Given information start

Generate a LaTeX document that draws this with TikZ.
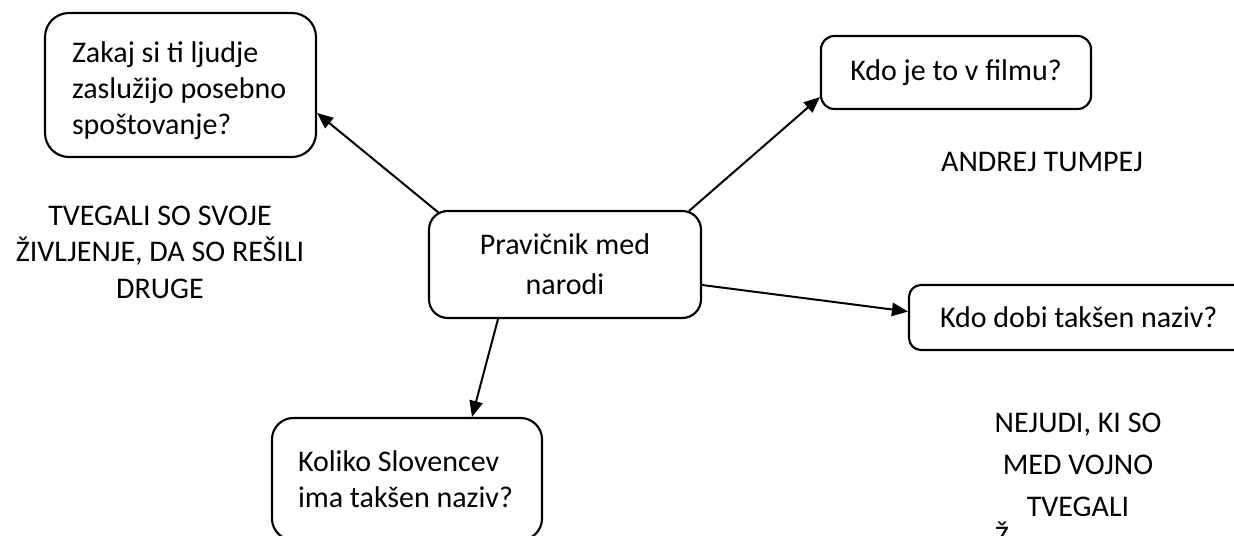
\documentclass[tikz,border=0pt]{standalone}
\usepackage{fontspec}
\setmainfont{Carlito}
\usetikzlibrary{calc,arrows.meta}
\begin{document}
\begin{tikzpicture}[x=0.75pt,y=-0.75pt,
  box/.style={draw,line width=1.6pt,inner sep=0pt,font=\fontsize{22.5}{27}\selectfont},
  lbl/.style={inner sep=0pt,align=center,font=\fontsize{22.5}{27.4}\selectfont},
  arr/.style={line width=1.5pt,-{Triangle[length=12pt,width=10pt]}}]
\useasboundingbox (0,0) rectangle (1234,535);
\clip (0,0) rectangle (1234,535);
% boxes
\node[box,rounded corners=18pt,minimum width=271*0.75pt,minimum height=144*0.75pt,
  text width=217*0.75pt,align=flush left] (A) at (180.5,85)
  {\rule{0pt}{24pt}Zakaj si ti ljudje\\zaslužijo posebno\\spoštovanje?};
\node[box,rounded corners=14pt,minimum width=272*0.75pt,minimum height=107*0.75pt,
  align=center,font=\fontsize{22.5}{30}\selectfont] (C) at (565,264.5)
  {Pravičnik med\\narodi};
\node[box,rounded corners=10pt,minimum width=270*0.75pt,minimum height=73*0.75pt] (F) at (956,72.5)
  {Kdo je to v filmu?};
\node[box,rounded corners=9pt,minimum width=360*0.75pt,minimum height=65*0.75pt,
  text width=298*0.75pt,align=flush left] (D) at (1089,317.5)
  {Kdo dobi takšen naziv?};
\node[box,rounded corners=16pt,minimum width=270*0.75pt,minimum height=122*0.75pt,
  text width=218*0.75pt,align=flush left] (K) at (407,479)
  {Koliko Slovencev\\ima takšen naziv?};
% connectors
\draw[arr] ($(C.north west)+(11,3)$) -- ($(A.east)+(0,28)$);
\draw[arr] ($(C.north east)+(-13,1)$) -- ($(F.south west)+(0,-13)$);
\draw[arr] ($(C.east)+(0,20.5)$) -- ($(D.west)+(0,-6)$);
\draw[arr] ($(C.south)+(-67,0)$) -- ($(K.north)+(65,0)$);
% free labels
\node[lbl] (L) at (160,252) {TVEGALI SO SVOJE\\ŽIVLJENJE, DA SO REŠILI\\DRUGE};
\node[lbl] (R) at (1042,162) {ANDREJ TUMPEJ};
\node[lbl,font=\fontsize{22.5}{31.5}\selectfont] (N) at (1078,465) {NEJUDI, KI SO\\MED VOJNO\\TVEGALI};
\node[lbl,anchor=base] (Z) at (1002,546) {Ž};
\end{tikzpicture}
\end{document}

Given information end

**Job:**
Reproduce each line word for word and drop the pictures.

**Exercise answer:**
Generate a LaTeX document that draws this with TikZ.
\documentclass[tikz,border=0pt]{standalone}
\usepackage{fontspec}
\setmainfont{Carlito}
\usetikzlibrary{calc,arrows.meta}
\begin{document}
\begin{tikzpicture}[x=0.75pt,y=-0.75pt,
  box/.style={draw,line width=1.6pt,inner sep=0pt,font=\fontsize{22.5}{27}\selectfont},
  lbl/.style={inner sep=0pt,align=center,font=\fontsize{22.5}{27.4}\selectfont},
  arr/.style={line width=1.5pt,-{Triangle[length=12pt,width=10pt]}}]
\useasboundingbox (0,0) rectangle (1234,535);
\clip (0,0) rectangle (1234,535);
% boxes
\node[box,rounded corners=18pt,minimum width=271*0.75pt,minimum height=144*0.75pt,
  text width=217*0.75pt,align=flush left] (A) at (180.5,85)
  {\rule{0pt}{24pt}Zakaj si ti ljudje\\zaslužijo posebno\\spoštovanje?};
\node[box,rounded corners=14pt,minimum width=272*0.75pt,minimum height=107*0.75pt,
  align=center,font=\fontsize{22.5}{30}\selectfont] (C) at (565,264.5)
  {Pravičnik med\\narodi};
\node[box,rounded corners=10pt,minimum width=270*0.75pt,minimum height=73*0.75pt] (F) at (956,72.5)
  {Kdo je to v filmu?};
\node[box,rounded corners=9pt,minimum width=360*0.75pt,minimum height=65*0.75pt,
  text width=298*0.75pt,align=flush left] (D) at (1089,317.5)
  {Kdo dobi takšen naziv?};
\node[box,rounded corners=16pt,minimum width=270*0.75pt,minimum height=122*0.75pt,
  text width=218*0.75pt,align=flush left] (K) at (407,479)
  {Koliko Slovencev\\ima takšen naziv?};
% connectors
\draw[arr] ($(C.north west)+(11,3)$) -- ($(A.east)+(0,28)$);
\draw[arr] ($(C.north east)+(-13,1)$) -- ($(F.south west)+(0,-13)$);
\draw[arr] ($(C.east)+(0,20.5)$) -- ($(D.west)+(0,-6)$);
\draw[arr] ($(C.south)+(-67,0)$) -- ($(K.north)+(65,0)$);
% free labels
\node[lbl] (L) at (160,252) {TVEGALI SO SVOJE\\ŽIVLJENJE, DA SO REŠILI\\DRUGE};
\node[lbl] (R) at (1042,162) {ANDREJ TUMPEJ};
\node[lbl,font=\fontsize{22.5}{31.5}\selectfont] (N) at (1078,465) {NEJUDI, KI SO\\MED VOJNO\\TVEGALI};
\node[lbl,anchor=base] (Z) at (1002,546) {Ž};
\end{tikzpicture}
\end{document}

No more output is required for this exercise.